Work required> Retype only the lines from the one containing "Convert this chart to matplotlib code." through the one containing "import pandas as pd", both included, word for word. Pictures stay out of the copy.

Materials provided>

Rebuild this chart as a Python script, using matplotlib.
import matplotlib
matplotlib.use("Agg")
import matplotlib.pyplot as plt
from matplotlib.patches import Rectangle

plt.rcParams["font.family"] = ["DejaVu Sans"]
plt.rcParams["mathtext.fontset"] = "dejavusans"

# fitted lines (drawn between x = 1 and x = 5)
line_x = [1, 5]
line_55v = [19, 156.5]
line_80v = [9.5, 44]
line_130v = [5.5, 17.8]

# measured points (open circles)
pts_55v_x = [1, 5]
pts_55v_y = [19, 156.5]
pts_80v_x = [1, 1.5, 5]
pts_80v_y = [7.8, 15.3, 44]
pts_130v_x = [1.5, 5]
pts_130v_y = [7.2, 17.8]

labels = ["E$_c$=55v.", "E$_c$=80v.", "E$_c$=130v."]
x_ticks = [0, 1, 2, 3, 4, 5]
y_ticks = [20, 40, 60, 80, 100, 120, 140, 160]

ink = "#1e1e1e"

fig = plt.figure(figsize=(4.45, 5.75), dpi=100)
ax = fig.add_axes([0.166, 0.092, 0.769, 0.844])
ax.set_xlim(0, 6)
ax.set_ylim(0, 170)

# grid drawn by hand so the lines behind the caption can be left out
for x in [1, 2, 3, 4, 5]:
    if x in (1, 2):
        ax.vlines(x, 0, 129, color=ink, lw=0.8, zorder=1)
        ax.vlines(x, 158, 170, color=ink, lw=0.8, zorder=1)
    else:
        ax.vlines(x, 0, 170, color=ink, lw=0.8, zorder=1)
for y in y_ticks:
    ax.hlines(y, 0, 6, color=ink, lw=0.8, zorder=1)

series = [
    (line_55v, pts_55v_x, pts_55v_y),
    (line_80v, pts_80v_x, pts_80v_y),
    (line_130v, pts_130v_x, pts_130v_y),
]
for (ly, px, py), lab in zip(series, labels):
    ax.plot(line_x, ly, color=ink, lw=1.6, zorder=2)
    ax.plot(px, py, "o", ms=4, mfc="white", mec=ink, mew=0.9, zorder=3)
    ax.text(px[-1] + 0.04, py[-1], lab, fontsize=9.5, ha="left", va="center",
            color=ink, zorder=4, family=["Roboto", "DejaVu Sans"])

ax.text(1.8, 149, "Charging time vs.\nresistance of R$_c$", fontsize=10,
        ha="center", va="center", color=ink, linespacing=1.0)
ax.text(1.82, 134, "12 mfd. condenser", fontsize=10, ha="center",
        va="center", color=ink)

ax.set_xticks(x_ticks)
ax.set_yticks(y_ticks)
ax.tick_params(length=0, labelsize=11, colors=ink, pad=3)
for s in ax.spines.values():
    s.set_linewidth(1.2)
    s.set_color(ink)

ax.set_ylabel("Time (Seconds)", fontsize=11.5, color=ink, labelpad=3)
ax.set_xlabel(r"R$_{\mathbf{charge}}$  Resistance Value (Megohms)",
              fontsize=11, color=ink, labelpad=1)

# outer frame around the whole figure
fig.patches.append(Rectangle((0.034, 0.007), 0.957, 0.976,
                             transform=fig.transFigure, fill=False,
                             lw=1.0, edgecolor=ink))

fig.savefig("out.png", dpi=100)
==
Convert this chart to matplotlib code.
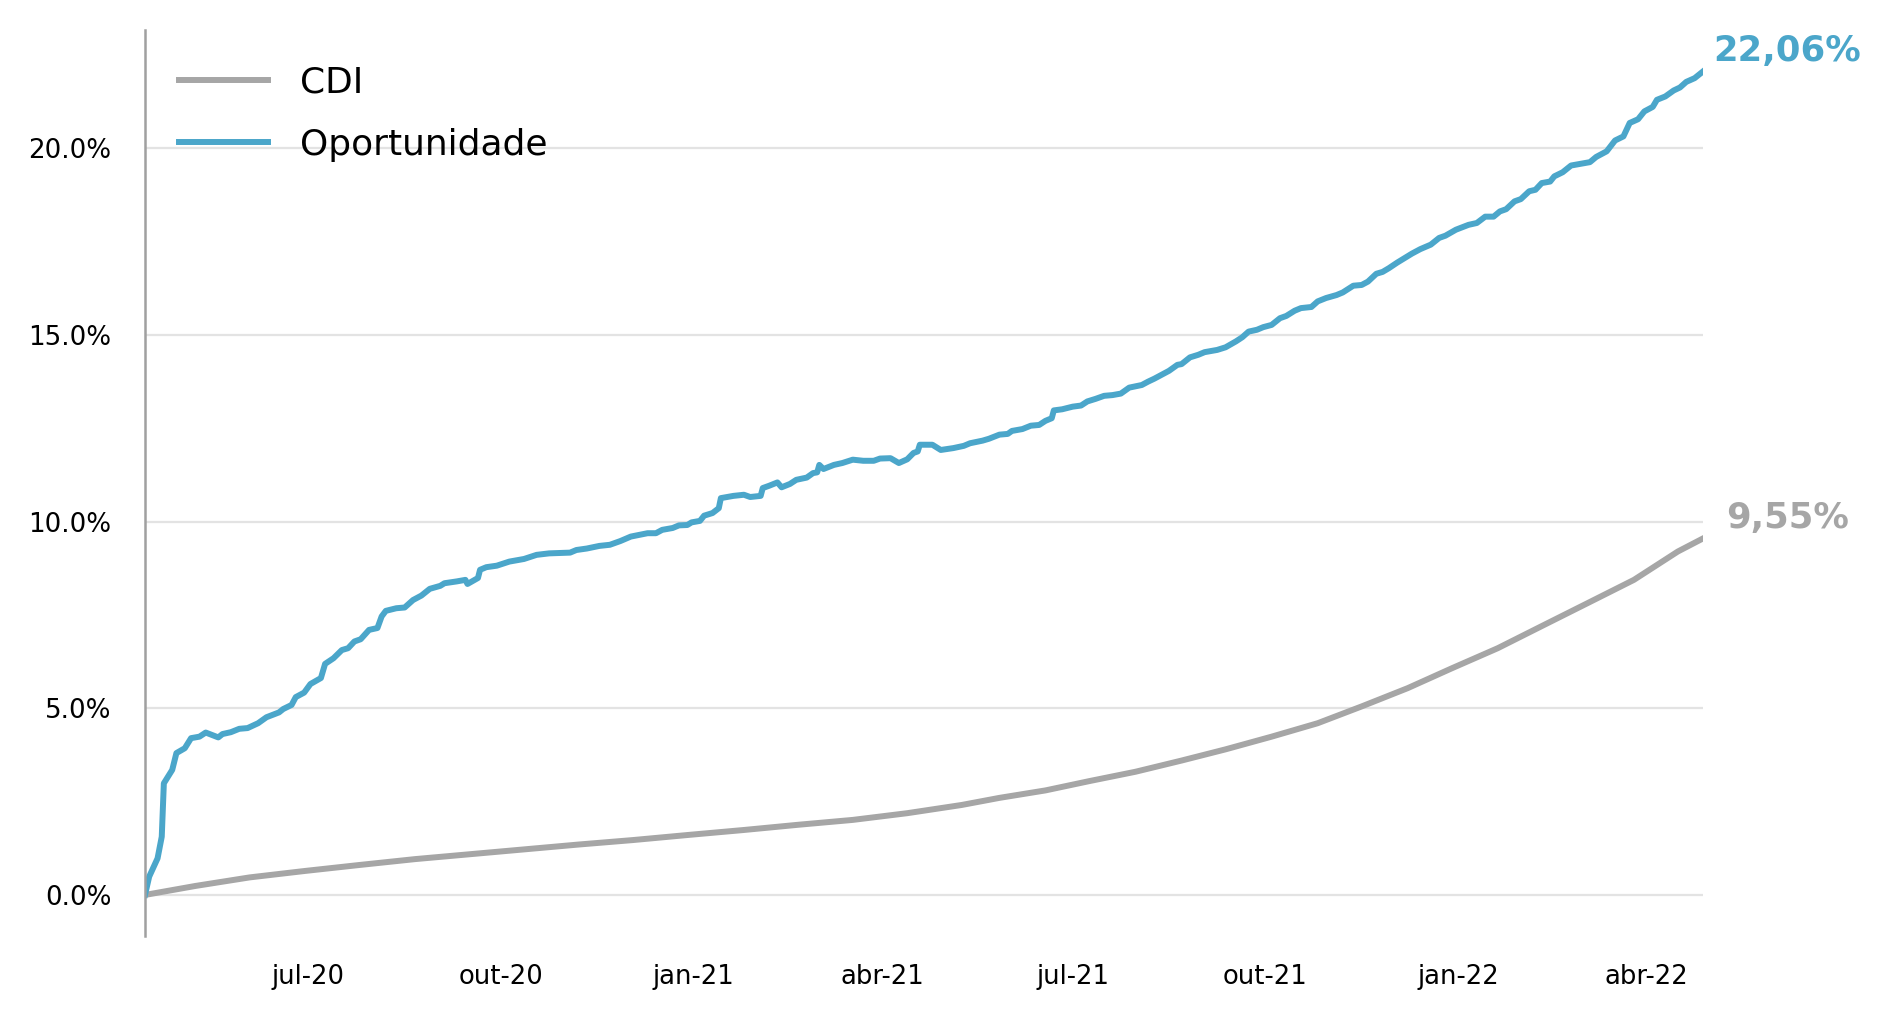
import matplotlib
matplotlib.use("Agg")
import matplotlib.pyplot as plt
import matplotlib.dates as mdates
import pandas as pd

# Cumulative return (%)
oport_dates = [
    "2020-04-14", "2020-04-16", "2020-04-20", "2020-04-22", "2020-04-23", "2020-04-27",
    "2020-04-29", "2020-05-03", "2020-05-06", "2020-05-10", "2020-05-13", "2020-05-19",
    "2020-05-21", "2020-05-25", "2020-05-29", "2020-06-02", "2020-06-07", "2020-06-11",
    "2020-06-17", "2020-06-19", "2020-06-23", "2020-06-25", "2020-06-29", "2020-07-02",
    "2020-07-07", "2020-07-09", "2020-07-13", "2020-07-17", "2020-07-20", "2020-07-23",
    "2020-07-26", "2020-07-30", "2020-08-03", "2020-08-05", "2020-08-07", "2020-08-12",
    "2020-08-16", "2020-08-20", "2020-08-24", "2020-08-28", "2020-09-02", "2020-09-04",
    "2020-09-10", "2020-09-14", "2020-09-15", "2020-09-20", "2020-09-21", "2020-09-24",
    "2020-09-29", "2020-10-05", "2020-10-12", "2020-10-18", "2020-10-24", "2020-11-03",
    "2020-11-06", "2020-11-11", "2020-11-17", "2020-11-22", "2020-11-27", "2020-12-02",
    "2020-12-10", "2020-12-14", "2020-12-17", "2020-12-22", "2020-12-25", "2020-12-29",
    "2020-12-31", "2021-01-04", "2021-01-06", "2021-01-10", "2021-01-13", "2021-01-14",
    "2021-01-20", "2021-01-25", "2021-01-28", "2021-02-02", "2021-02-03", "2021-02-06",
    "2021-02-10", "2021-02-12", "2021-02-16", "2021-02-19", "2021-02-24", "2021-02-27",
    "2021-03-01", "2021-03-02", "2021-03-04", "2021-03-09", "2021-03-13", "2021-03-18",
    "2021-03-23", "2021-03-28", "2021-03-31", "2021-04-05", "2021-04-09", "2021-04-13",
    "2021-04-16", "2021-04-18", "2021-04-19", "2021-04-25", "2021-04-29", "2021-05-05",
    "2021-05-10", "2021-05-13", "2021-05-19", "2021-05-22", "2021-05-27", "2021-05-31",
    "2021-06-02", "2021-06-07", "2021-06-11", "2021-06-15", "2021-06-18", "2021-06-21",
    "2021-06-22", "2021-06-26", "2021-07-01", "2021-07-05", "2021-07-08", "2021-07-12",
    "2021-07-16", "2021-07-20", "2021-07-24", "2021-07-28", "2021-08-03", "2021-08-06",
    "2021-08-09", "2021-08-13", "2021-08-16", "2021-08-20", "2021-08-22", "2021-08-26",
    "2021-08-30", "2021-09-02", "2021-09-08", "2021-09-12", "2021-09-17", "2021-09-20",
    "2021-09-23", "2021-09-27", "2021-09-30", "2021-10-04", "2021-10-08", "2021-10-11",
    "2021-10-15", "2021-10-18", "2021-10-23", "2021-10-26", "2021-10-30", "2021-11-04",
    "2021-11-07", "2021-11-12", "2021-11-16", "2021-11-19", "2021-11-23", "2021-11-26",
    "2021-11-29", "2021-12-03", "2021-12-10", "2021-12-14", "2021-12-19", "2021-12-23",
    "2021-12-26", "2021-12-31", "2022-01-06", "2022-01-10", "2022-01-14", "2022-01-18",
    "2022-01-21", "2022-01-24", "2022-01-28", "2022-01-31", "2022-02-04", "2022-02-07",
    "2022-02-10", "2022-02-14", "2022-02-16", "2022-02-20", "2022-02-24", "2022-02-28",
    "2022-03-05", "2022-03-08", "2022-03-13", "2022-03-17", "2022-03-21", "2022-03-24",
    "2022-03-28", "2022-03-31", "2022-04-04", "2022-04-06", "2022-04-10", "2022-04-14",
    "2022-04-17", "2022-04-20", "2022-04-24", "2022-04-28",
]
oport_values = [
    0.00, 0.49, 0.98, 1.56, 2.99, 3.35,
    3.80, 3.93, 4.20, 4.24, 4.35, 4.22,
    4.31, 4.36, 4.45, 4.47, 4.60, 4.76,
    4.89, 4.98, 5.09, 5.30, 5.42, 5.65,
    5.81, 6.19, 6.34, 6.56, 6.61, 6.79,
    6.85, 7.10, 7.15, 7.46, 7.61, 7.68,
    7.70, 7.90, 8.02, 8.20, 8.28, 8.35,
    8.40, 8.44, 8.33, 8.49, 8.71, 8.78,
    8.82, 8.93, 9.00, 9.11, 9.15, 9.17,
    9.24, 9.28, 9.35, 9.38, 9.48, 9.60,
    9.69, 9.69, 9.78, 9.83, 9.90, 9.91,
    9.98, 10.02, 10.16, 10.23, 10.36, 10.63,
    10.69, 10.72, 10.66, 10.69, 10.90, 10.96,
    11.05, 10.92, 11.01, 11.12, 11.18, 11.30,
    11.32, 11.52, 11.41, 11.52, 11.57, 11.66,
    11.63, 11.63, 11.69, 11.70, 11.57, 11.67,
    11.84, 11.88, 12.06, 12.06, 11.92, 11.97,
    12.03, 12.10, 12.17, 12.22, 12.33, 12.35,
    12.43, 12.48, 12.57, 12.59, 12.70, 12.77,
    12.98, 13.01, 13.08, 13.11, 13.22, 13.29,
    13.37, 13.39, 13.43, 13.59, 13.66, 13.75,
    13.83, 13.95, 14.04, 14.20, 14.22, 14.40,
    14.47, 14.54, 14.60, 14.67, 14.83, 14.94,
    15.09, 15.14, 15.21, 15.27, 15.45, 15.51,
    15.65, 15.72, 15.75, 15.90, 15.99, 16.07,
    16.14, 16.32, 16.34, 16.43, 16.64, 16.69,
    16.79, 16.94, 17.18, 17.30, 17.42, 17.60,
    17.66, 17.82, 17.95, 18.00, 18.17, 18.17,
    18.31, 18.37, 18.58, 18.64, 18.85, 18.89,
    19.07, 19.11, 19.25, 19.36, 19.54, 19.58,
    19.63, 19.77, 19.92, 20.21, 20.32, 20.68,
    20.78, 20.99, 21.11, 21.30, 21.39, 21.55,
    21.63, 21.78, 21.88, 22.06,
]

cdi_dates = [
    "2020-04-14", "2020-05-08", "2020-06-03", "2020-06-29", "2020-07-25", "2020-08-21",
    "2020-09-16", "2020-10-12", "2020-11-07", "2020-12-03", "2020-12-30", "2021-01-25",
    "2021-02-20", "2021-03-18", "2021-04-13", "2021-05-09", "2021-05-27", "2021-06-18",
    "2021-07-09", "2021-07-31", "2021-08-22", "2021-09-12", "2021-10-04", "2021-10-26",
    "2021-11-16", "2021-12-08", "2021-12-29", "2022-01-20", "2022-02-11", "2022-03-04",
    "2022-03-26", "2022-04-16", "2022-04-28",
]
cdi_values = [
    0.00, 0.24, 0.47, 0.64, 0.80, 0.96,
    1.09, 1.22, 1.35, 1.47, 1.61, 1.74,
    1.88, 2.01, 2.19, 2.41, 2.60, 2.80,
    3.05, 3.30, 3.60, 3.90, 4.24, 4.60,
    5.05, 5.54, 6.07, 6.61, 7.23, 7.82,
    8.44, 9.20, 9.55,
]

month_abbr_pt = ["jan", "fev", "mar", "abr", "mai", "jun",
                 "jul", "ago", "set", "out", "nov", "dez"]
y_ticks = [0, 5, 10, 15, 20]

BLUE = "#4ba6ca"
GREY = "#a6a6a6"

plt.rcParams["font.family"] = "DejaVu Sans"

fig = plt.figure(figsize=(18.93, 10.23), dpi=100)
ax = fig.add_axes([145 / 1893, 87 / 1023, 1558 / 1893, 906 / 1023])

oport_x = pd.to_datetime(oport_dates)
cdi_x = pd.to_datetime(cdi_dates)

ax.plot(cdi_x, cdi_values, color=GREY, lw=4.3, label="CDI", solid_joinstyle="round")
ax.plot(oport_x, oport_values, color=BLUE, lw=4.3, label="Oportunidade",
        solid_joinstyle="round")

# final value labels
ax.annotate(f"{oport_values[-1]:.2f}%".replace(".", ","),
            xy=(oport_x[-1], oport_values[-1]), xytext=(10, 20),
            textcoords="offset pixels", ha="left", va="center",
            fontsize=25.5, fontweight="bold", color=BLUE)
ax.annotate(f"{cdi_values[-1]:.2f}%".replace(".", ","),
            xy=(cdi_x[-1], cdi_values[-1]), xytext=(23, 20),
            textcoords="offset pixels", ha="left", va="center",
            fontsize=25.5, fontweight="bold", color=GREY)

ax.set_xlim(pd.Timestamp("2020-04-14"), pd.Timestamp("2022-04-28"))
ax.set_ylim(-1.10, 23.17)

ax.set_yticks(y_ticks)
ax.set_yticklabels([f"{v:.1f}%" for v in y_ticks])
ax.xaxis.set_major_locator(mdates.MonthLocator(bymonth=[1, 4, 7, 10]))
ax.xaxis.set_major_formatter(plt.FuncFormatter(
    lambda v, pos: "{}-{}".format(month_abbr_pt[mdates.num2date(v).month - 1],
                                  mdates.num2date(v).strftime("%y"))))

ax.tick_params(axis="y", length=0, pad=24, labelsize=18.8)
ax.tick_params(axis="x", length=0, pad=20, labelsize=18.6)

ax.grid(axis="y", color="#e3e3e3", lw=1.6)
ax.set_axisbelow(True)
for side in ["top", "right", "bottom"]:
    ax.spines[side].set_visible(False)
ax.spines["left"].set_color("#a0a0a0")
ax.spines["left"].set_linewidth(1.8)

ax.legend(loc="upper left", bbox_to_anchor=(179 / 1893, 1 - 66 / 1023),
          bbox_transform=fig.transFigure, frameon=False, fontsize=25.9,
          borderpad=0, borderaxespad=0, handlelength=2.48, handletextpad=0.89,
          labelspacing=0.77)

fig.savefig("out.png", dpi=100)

The response>
Convert this chart to matplotlib code.
import matplotlib
matplotlib.use("Agg")
import matplotlib.pyplot as plt
import matplotlib.dates as mdates
import pandas as pd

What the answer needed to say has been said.